Tree of Life Leaded Glass Window
Frank Lloyd Wright (1867–1959, American)
Linden Glass Company, Chicago, IL
glass with zinc caming in original pine frame
40 3/4 x 4 1/2 inches
Frank Lloyd Wright called his stained glass windows “light screens,” believing them to differ from the stained glass that originated in the Middle Ages in that his colored glass panels were clear and produced industrially, rather than painted to be opaque. He also used zinc metal strips to secure the panes, rather than lead. This produced windows intended to let natural light in, rather than screen it out, like traditional stained glass. The focus was on the artistry of the metal grilles (or caming) that the glass was set into, rather than the glass itself. It required great precision to cut the small (sometimes ¼ inch) pieces of hot glass and to assemble them in the grille.
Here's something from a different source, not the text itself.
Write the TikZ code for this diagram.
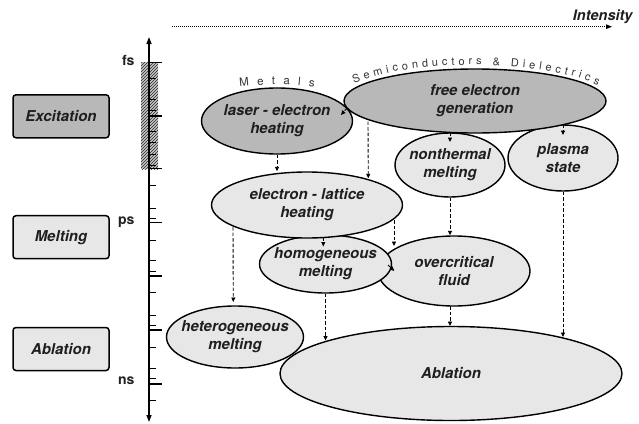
\documentclass[tikz,border=0pt]{standalone}
\usepackage{fontspec}
\newfontfamily\hv{TeX Gyre Heros}
\usetikzlibrary{shapes.geometric,arrows.meta,patterns,decorations.text,calc}
\definecolor{darkfill}{gray}{0.72}
\definecolor{lightfill}{gray}{0.905}
\newcommand\mk{\kern8.2pt}
\newcommand\sk{\kern3.9pt}
\begin{document}
\begin{tikzpicture}[x=1pt,y=-1pt,
  lbl/.style={font=\hv\bfseries\itshape\fontsize{15}{18}\selectfont, text=black!88, align=center},
  ell/.style={ellipse, draw, line width=1.4pt, inner xsep=-45pt, inner ysep=-20pt, lbl},
  stagebox/.style={rectangle, rounded corners=3pt, draw, line width=1.5pt, minimum width=96pt, minimum height=43pt, lbl},
  darkf/.style={fill=darkfill},
  lightf/.style={fill=lightfill},
  dasharr/.style={draw, line width=0.9pt, dash pattern=on 3.5pt off 2pt, -{Triangle[length=4.5pt,width=4pt]}},
  longtick/.style={line width=1.2pt},
  shorttick/.style={line width=1pt},
  timelbl/.style={font=\hv\bfseries\fontsize{14}{14}\selectfont, anchor=base east, text=black!88}
]
\useasboundingbox (0,0) rectangle (639,423);

% stage boxes
\node[stagebox, darkf] (exc) at (61,116.3) {Excitation};
\node[stagebox, lightf] (melt) at (61,237.2) {Melting};
\node[stagebox, lightf] (abla) at (61,349) {Ablation};

% time axis
\fill[black!22] (141,62) rectangle (158,169.3);
\fill[pattern=north east lines, pattern color=black!85] (141,62) rectangle (158,169.3);
\draw[line width=1.5pt, {Triangle[length=7pt,width=5pt]}-{Triangle[length=7pt,width=5pt]}] (149,422) -- (149,37);
\foreach \y in {62.7,116,168.3,222.7,276,330,384} \draw[longtick] (149,\y) -- (162,\y);
\foreach \y in {78.3,99.5,110,131,142,154,165,185,208,218,240,260.7,271.7,292.7,315,325,347.3,368.3,378.3,400} \draw[shorttick] (149,\y) -- (156,\y);
\node[timelbl] (fs) at (138,65) {fs};
\node[timelbl] (ps) at (138,224) {ps};
\node[timelbl] (ns) at (138,384) {ns};

% intensity
\coordinate (intS) at (172,26.7);
\coordinate (intE) at (612,26.7);
\draw[line width=1pt, dash pattern=on 1pt off 1pt, -{Triangle[length=6pt,width=4.5pt]}] (intS) -- (intE);
\node[lbl, font=\hv\bfseries\itshape\fontsize{14.5}{16}\selectfont, anchor=east] (int) at (636,16.5) {Intensity};

% ellipses
\node[ell, lightf, minimum width=342pt, minimum height=94pt] (A) at (451,373.5) {Ablation};
\node[ell, lightf, minimum width=137pt, minimum height=62pt] (T) at (235,337) {heterogeneous\\melting};
\node[ell, lightf, minimum width=152pt, minimum height=70pt] (O) at (454,271) {overcritical\\fluid};
\node[ell, lightf, minimum width=132pt, minimum height=58pt] (H) at (325.5,264) {homogeneous\\melting};
\node[ell, lightf, minimum width=191pt, minimum height=66pt] (E) at (307,205) {electron - lattice\\heating};
\node[ell, lightf, minimum width=110pt, minimum height=64pt] (N) at (450,165) {nonthermal\\melting};
\node[ell, lightf, minimum width=110pt, minimum height=66pt] (P) at (563,158) {plasma\\state};
\node[ell, darkf, minimum width=262pt, minimum height=64pt] (F) at (475,101) {free electron\\generation};
\node[ell, darkf, minimum width=151pt, minimum height=66pt] (L) at (277,121) {laser - electron\\heating};

% curved labels
\path[decorate, decoration={text along path, text align=center,
  text={|\hv\fontsize{11.5}{11.5}\selectfont\color{black!80}|{M\mk}{e\mk}{t\mk}{a\mk}{l\mk}{s}}}]
  (199.2,95.5) .. controls (242.1,81.4) and (311.9,81.4) .. (354.8,95.5);
\path[decorate, decoration={text along path, text align=center,
  text={|\hv\fontsize{11}{11}\selectfont\color{black!80}|{S\sk}{e\sk}{m\sk}{i\sk}{c\sk}{o\sk}{n\sk}{d\sk}{u\sk}{c\sk}{t\sk}{o\sk}{r\sk}{s\sk}{\ \sk}{\&\sk}{\ \sk}{D\sk}{i\sk}{e\sk}{l\sk}{e\sk}{c\sk}{t\sk}{r\sk}{i\sk}{c\sk}{s}}}]
  (343.2,89.5) .. controls (392.3,56.5) and (557.7,56.5) .. (608.8,91.5);

% connectors
\draw[dasharr] (L.south) -- (L.south |- E.north);
\draw[dasharr] ([shift={(-107,20.7)}]F.center) -- ([shift={(61.3,-26.7)}]E.center);
\draw[dasharr] ([shift={(-25,31.4)}]F.center) -- ([shift={(0,-23)}]N.center);
\draw[dasharr] ([shift={(88,23.7)}]F.center) -- ([shift={(0,-23)}]P.center);
\draw[dasharr] ([shift={(-128,7)}]F.center) -- ([shift={(64,-6)}]L.center);
\draw[dasharr] (N.south) -- (N.south |- O.north);
\draw[dasharr] (P.south) -- ([shift={(112,-36.5)}]A.center);
\draw[dasharr] ([shift={(-74,22)}]E.center) -- ([shift={(-1.7,-35)}]T.center);
\draw[dasharr] ([shift={(16.3,32.5)}]E.center) -- ([shift={(-2.2,-17.5)}]H.center);
\draw[dasharr] ([shift={(87,15)}]E.center) -- ([shift={(-60,-25)}]O.center);
\draw[dasharr] ([shift={(62.5,1)}]H.center) -- ([shift={(-59.7,0)}]O.center);
\draw[dasharr] (H.south) -- ([shift={(-125.5,-33)}]A.center);
\draw[dasharr] ([shift={(-4,35)}]O.center) -- ([shift={(-1,-47.5)}]A.center);
\end{tikzpicture}
\end{document}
Wright designed the Tree of Life windows for the Darwin D. Martin home in Buffalo, New York (1903–1905). Wright wrote to Martin, “We haven’t designed ‘leaded glass’ for you, we have designed a dainty metal grille with glass insertion.” Wright designed at least 4,365 colored-glass windows for the 97 houses he built between 1885 and 1923. There were 394 pieces of art glass in the buildings of the Martin House complex in 15 primary patterns, 11 in the house alone. The Tree of Life design represents the apex of Wright’s art glass career due to its workmanship and its popularity in museums and in private houses.